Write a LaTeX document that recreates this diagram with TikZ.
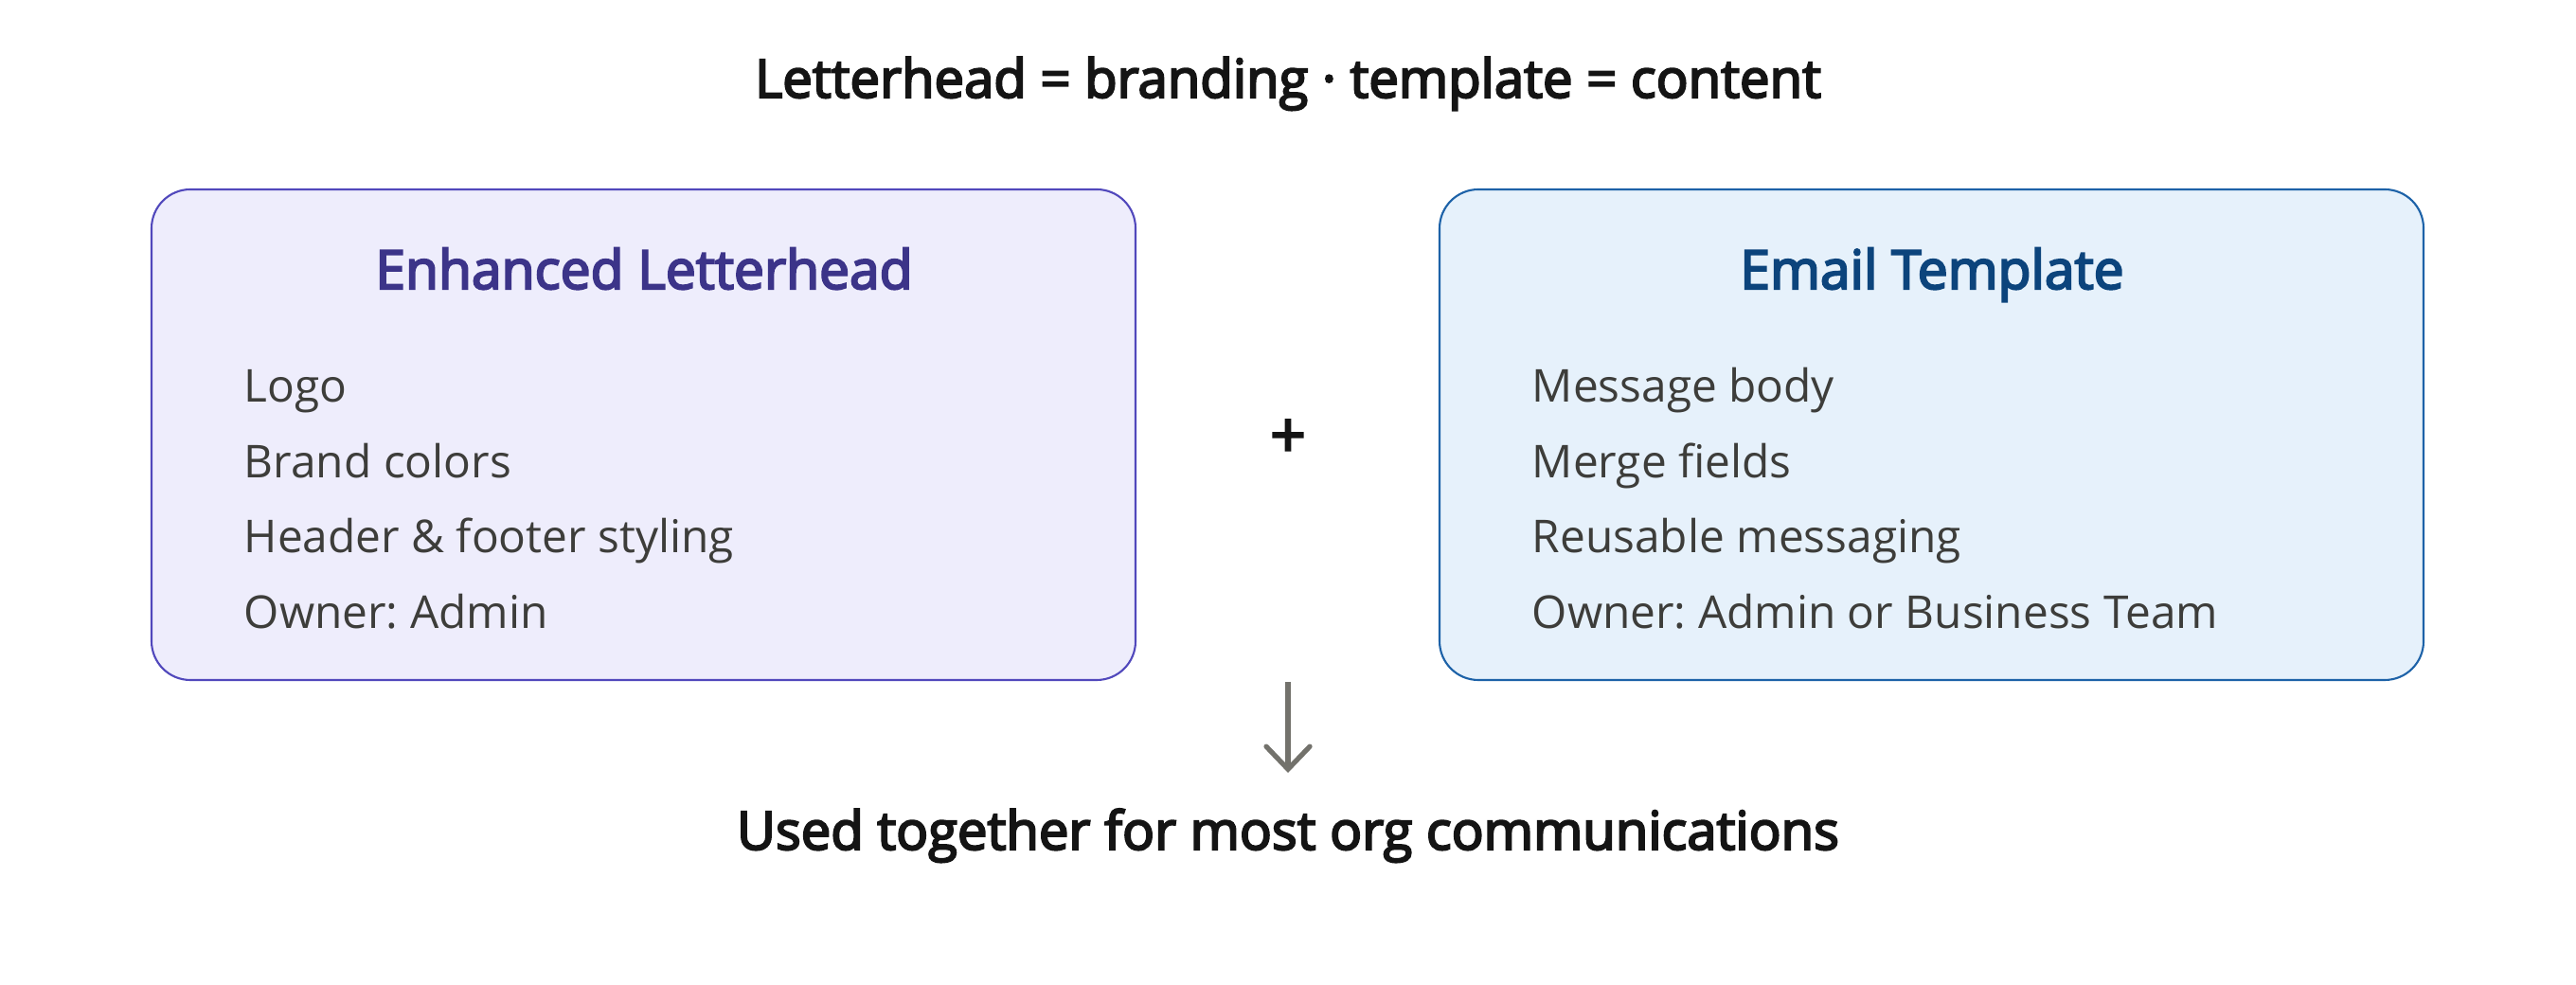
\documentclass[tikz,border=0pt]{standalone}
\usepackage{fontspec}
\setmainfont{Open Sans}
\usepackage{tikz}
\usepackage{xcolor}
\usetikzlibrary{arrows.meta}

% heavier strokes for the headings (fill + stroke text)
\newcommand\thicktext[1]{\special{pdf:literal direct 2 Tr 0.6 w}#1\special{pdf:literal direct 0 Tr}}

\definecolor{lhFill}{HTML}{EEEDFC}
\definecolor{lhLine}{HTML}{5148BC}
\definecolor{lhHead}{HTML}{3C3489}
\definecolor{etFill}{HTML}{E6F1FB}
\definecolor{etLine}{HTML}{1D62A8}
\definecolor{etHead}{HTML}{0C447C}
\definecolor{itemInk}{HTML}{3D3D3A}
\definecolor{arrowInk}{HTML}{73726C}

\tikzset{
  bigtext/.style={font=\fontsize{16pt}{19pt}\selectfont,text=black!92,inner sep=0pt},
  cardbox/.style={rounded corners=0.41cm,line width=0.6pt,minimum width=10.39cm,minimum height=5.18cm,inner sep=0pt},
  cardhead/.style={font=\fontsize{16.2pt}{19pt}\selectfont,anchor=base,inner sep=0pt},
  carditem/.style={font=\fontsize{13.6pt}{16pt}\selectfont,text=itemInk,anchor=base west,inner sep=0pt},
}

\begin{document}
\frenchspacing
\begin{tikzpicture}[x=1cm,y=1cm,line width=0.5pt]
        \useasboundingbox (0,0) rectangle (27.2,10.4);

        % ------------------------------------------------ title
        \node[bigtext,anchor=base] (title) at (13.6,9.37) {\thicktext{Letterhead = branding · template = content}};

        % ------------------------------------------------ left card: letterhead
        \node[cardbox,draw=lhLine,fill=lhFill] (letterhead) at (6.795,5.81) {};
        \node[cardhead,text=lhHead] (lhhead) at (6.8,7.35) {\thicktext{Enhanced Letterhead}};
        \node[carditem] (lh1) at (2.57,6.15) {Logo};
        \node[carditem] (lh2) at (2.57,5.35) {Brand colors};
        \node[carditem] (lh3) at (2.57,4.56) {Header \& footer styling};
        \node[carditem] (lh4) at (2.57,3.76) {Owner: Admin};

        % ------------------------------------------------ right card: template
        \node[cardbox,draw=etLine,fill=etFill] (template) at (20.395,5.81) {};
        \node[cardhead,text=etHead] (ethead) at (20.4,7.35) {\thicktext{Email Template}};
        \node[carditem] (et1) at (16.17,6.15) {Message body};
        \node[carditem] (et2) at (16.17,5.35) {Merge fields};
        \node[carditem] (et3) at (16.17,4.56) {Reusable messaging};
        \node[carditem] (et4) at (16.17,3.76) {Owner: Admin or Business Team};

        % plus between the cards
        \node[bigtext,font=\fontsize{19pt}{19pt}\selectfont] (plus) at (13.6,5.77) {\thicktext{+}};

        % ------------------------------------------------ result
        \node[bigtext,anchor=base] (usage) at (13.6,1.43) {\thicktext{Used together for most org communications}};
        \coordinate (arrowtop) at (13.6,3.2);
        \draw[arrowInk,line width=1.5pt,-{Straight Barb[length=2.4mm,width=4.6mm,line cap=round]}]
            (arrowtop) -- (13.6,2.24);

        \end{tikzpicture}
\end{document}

□ □ □

§ Exercise instructions: Reproduce the material above in full, exactly, with no images.

§ Solution to the problem:
Write a LaTeX document that recreates this diagram with TikZ.
\documentclass[tikz,border=0pt]{standalone}
\usepackage{fontspec}
\setmainfont{Open Sans}
\usepackage{tikz}
\usepackage{xcolor}
\usetikzlibrary{arrows.meta}

% heavier strokes for the headings (fill + stroke text)
\newcommand\thicktext[1]{\special{pdf:literal direct 2 Tr 0.6 w}#1\special{pdf:literal direct 0 Tr}}

\definecolor{lhFill}{HTML}{EEEDFC}
\definecolor{lhLine}{HTML}{5148BC}
\definecolor{lhHead}{HTML}{3C3489}
\definecolor{etFill}{HTML}{E6F1FB}
\definecolor{etLine}{HTML}{1D62A8}
\definecolor{etHead}{HTML}{0C447C}
\definecolor{itemInk}{HTML}{3D3D3A}
\definecolor{arrowInk}{HTML}{73726C}

\tikzset{
  bigtext/.style={font=\fontsize{16pt}{19pt}\selectfont,text=black!92,inner sep=0pt},
  cardbox/.style={rounded corners=0.41cm,line width=0.6pt,minimum width=10.39cm,minimum height=5.18cm,inner sep=0pt},
  cardhead/.style={font=\fontsize{16.2pt}{19pt}\selectfont,anchor=base,inner sep=0pt},
  carditem/.style={font=\fontsize{13.6pt}{16pt}\selectfont,text=itemInk,anchor=base west,inner sep=0pt},
}

\begin{document}
\frenchspacing
\begin{tikzpicture}[x=1cm,y=1cm,line width=0.5pt]
        \useasboundingbox (0,0) rectangle (27.2,10.4);

        % ------------------------------------------------ title
        \node[bigtext,anchor=base] (title) at (13.6,9.37) {\thicktext{Letterhead = branding · template = content}};

        % ------------------------------------------------ left card: letterhead
        \node[cardbox,draw=lhLine,fill=lhFill] (letterhead) at (6.795,5.81) {};
        \node[cardhead,text=lhHead] (lhhead) at (6.8,7.35) {\thicktext{Enhanced Letterhead}};
        \node[carditem] (lh1) at (2.57,6.15) {Logo};
        \node[carditem] (lh2) at (2.57,5.35) {Brand colors};
        \node[carditem] (lh3) at (2.57,4.56) {Header \& footer styling};
        \node[carditem] (lh4) at (2.57,3.76) {Owner: Admin};

        % ------------------------------------------------ right card: template
        \node[cardbox,draw=etLine,fill=etFill] (template) at (20.395,5.81) {};
        \node[cardhead,text=etHead] (ethead) at (20.4,7.35) {\thicktext{Email Template}};
        \node[carditem] (et1) at (16.17,6.15) {Message body};
        \node[carditem] (et2) at (16.17,5.35) {Merge fields};
        \node[carditem] (et3) at (16.17,4.56) {Reusable messaging};
        \node[carditem] (et4) at (16.17,3.76) {Owner: Admin or Business Team};

        % plus between the cards
        \node[bigtext,font=\fontsize{19pt}{19pt}\selectfont] (plus) at (13.6,5.77) {\thicktext{+}};

        % ------------------------------------------------ result
        \node[bigtext,anchor=base] (usage) at (13.6,1.43) {\thicktext{Used together for most org communications}};
        \coordinate (arrowtop) at (13.6,3.2);
        \draw[arrowInk,line width=1.5pt,-{Straight Barb[length=2.4mm,width=4.6mm,line cap=round]}]
            (arrowtop) -- (13.6,2.24);

        \end{tikzpicture}
\end{document}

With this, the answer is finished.